RECORDS SHOWN:
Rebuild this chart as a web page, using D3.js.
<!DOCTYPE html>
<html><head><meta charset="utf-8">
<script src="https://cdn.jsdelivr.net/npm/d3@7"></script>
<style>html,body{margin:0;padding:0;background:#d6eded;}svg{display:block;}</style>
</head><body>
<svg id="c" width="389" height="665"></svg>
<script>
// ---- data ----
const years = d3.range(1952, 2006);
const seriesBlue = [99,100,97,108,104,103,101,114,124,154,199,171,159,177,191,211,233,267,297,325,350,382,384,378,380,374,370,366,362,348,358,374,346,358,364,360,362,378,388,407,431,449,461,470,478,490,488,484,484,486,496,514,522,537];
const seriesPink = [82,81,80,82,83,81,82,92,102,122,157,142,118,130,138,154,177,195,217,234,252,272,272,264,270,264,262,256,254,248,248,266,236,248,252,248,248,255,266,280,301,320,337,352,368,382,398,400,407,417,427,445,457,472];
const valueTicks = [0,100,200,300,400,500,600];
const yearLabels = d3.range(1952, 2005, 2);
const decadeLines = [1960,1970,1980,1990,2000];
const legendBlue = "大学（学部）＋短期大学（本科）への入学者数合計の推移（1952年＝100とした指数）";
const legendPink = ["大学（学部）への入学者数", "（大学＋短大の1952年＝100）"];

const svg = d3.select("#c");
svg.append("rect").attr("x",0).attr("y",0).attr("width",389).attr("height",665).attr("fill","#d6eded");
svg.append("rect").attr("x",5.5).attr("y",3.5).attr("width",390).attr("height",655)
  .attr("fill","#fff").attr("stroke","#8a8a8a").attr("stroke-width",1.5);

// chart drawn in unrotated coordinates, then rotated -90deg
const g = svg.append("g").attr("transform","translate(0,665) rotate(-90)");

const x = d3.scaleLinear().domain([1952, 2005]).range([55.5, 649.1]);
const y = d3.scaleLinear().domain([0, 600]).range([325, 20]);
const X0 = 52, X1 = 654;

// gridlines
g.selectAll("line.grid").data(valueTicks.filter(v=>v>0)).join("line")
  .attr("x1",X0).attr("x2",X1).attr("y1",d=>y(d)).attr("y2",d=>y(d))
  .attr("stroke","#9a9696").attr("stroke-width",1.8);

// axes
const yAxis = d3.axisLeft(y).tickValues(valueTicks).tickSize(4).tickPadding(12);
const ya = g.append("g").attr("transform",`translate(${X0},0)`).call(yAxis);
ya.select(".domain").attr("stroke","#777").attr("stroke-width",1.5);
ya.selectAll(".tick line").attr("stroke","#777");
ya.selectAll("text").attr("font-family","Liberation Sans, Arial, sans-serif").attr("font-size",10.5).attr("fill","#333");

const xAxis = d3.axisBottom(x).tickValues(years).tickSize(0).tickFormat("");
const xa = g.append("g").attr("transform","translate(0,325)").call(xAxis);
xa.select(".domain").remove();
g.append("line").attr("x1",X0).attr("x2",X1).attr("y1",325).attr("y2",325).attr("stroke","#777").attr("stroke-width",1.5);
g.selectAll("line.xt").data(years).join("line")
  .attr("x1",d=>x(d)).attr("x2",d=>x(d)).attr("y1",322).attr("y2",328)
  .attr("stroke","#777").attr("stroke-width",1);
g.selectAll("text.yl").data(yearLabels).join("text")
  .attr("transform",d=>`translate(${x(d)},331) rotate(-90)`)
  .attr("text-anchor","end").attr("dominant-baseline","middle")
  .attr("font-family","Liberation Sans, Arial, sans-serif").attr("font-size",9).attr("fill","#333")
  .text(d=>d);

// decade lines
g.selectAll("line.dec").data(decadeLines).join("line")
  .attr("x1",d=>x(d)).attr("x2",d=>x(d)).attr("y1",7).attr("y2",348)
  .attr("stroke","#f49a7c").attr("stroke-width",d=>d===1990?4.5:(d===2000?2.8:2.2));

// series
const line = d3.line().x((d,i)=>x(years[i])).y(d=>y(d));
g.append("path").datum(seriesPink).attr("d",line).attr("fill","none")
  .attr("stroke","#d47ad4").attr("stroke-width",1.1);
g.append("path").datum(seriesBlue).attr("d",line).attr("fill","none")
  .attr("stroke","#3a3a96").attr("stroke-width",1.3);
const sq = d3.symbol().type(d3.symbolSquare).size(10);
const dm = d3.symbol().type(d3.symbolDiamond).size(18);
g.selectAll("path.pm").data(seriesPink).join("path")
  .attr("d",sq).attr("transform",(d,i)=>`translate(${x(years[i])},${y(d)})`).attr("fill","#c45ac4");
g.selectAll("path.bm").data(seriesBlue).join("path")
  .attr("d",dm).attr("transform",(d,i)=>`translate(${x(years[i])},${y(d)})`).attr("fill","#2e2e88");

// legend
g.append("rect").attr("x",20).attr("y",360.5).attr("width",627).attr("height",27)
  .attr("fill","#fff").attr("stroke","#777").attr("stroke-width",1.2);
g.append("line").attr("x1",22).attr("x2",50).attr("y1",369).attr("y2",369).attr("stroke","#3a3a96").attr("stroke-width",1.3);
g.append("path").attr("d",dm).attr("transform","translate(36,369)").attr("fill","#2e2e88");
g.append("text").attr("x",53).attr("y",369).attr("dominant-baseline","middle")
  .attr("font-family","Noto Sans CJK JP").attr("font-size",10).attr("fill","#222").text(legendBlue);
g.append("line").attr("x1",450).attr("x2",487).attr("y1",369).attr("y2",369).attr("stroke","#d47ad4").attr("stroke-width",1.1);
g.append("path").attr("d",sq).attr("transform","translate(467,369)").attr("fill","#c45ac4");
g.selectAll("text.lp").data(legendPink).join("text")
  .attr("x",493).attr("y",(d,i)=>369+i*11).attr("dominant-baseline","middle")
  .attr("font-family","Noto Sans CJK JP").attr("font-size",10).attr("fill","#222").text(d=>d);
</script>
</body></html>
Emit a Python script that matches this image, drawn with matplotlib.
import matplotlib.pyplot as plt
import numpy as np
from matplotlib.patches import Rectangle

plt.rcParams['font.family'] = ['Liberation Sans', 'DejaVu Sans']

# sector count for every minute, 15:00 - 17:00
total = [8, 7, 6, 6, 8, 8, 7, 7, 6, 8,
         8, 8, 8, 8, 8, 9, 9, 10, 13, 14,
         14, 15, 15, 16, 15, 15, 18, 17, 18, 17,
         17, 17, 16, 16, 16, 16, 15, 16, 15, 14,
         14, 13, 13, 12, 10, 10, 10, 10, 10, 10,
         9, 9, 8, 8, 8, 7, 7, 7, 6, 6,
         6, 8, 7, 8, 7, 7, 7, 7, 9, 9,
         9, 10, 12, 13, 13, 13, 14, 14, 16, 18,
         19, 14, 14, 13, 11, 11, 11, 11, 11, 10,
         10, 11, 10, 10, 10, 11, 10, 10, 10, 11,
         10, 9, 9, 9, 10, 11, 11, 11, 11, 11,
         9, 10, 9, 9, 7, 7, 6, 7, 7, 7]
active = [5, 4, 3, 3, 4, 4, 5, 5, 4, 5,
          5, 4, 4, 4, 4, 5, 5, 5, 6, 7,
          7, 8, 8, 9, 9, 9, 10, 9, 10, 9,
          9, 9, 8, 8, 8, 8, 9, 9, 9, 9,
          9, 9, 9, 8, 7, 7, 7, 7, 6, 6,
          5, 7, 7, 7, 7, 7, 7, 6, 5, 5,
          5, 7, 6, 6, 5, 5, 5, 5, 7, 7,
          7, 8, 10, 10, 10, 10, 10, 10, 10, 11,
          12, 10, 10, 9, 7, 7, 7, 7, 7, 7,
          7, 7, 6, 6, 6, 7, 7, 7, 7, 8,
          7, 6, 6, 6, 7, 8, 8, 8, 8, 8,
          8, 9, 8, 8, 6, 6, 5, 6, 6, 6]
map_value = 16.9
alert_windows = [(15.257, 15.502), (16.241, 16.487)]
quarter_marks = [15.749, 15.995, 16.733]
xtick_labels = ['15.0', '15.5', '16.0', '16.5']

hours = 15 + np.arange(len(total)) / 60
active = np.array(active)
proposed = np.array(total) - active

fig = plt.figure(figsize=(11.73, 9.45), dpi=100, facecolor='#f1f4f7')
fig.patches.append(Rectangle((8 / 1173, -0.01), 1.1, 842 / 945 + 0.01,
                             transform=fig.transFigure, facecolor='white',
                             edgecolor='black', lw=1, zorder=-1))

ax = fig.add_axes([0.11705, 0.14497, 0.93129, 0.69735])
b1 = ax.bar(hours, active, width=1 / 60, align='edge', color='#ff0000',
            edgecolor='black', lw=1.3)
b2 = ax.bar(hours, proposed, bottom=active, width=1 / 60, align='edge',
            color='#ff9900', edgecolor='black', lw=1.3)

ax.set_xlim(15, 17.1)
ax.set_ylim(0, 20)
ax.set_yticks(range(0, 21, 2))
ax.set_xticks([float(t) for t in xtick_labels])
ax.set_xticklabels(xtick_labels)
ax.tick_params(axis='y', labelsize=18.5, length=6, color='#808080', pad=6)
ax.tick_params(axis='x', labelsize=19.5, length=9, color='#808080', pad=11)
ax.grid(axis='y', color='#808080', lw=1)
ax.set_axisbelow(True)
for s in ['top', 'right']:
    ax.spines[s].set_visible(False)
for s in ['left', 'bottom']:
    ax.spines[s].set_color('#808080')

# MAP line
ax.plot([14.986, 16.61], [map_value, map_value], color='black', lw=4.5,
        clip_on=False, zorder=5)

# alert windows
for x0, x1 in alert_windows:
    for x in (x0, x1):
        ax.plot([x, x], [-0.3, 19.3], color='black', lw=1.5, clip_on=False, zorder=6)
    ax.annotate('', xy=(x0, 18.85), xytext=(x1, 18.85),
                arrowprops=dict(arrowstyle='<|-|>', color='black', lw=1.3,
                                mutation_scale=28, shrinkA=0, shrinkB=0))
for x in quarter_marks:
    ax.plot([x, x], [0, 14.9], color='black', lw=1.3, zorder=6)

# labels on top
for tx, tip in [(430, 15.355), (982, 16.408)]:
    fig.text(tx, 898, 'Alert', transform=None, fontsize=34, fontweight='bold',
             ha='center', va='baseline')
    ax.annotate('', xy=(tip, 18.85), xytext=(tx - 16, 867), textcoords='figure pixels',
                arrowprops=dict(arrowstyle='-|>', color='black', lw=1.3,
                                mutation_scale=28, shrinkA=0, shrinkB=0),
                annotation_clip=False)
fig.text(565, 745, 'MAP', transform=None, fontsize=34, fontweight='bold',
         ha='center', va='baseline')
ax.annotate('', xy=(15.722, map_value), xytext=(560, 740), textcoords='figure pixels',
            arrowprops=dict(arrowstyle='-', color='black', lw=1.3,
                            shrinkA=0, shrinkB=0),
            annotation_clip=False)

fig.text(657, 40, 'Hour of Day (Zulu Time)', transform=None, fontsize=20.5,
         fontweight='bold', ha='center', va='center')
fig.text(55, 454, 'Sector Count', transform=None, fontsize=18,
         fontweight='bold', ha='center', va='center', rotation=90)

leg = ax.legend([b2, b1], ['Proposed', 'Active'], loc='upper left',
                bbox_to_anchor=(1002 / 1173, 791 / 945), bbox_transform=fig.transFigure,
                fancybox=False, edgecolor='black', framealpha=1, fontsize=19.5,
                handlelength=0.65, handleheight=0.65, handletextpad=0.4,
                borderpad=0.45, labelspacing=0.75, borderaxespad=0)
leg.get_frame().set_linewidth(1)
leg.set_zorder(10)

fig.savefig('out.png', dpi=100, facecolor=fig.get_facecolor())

TO DO:
Go through the material above and output exactly the lines from the one containing "Emit a Python" through the one containing "proposed = np.array(total) - active".

FINAL ANSWER:
Emit a Python script that matches this image, drawn with matplotlib.
import matplotlib.pyplot as plt
import numpy as np
from matplotlib.patches import Rectangle

plt.rcParams['font.family'] = ['Liberation Sans', 'DejaVu Sans']

# sector count for every minute, 15:00 - 17:00
total = [8, 7, 6, 6, 8, 8, 7, 7, 6, 8,
         8, 8, 8, 8, 8, 9, 9, 10, 13, 14,
         14, 15, 15, 16, 15, 15, 18, 17, 18, 17,
         17, 17, 16, 16, 16, 16, 15, 16, 15, 14,
         14, 13, 13, 12, 10, 10, 10, 10, 10, 10,
         9, 9, 8, 8, 8, 7, 7, 7, 6, 6,
         6, 8, 7, 8, 7, 7, 7, 7, 9, 9,
         9, 10, 12, 13, 13, 13, 14, 14, 16, 18,
         19, 14, 14, 13, 11, 11, 11, 11, 11, 10,
         10, 11, 10, 10, 10, 11, 10, 10, 10, 11,
         10, 9, 9, 9, 10, 11, 11, 11, 11, 11,
         9, 10, 9, 9, 7, 7, 6, 7, 7, 7]
active = [5, 4, 3, 3, 4, 4, 5, 5, 4, 5,
          5, 4, 4, 4, 4, 5, 5, 5, 6, 7,
          7, 8, 8, 9, 9, 9, 10, 9, 10, 9,
          9, 9, 8, 8, 8, 8, 9, 9, 9, 9,
          9, 9, 9, 8, 7, 7, 7, 7, 6, 6,
          5, 7, 7, 7, 7, 7, 7, 6, 5, 5,
          5, 7, 6, 6, 5, 5, 5, 5, 7, 7,
          7, 8, 10, 10, 10, 10, 10, 10, 10, 11,
          12, 10, 10, 9, 7, 7, 7, 7, 7, 7,
          7, 7, 6, 6, 6, 7, 7, 7, 7, 8,
          7, 6, 6, 6, 7, 8, 8, 8, 8, 8,
          8, 9, 8, 8, 6, 6, 5, 6, 6, 6]
map_value = 16.9
alert_windows = [(15.257, 15.502), (16.241, 16.487)]
quarter_marks = [15.749, 15.995, 16.733]
xtick_labels = ['15.0', '15.5', '16.0', '16.5']

hours = 15 + np.arange(len(total)) / 60
active = np.array(active)
proposed = np.array(total) - active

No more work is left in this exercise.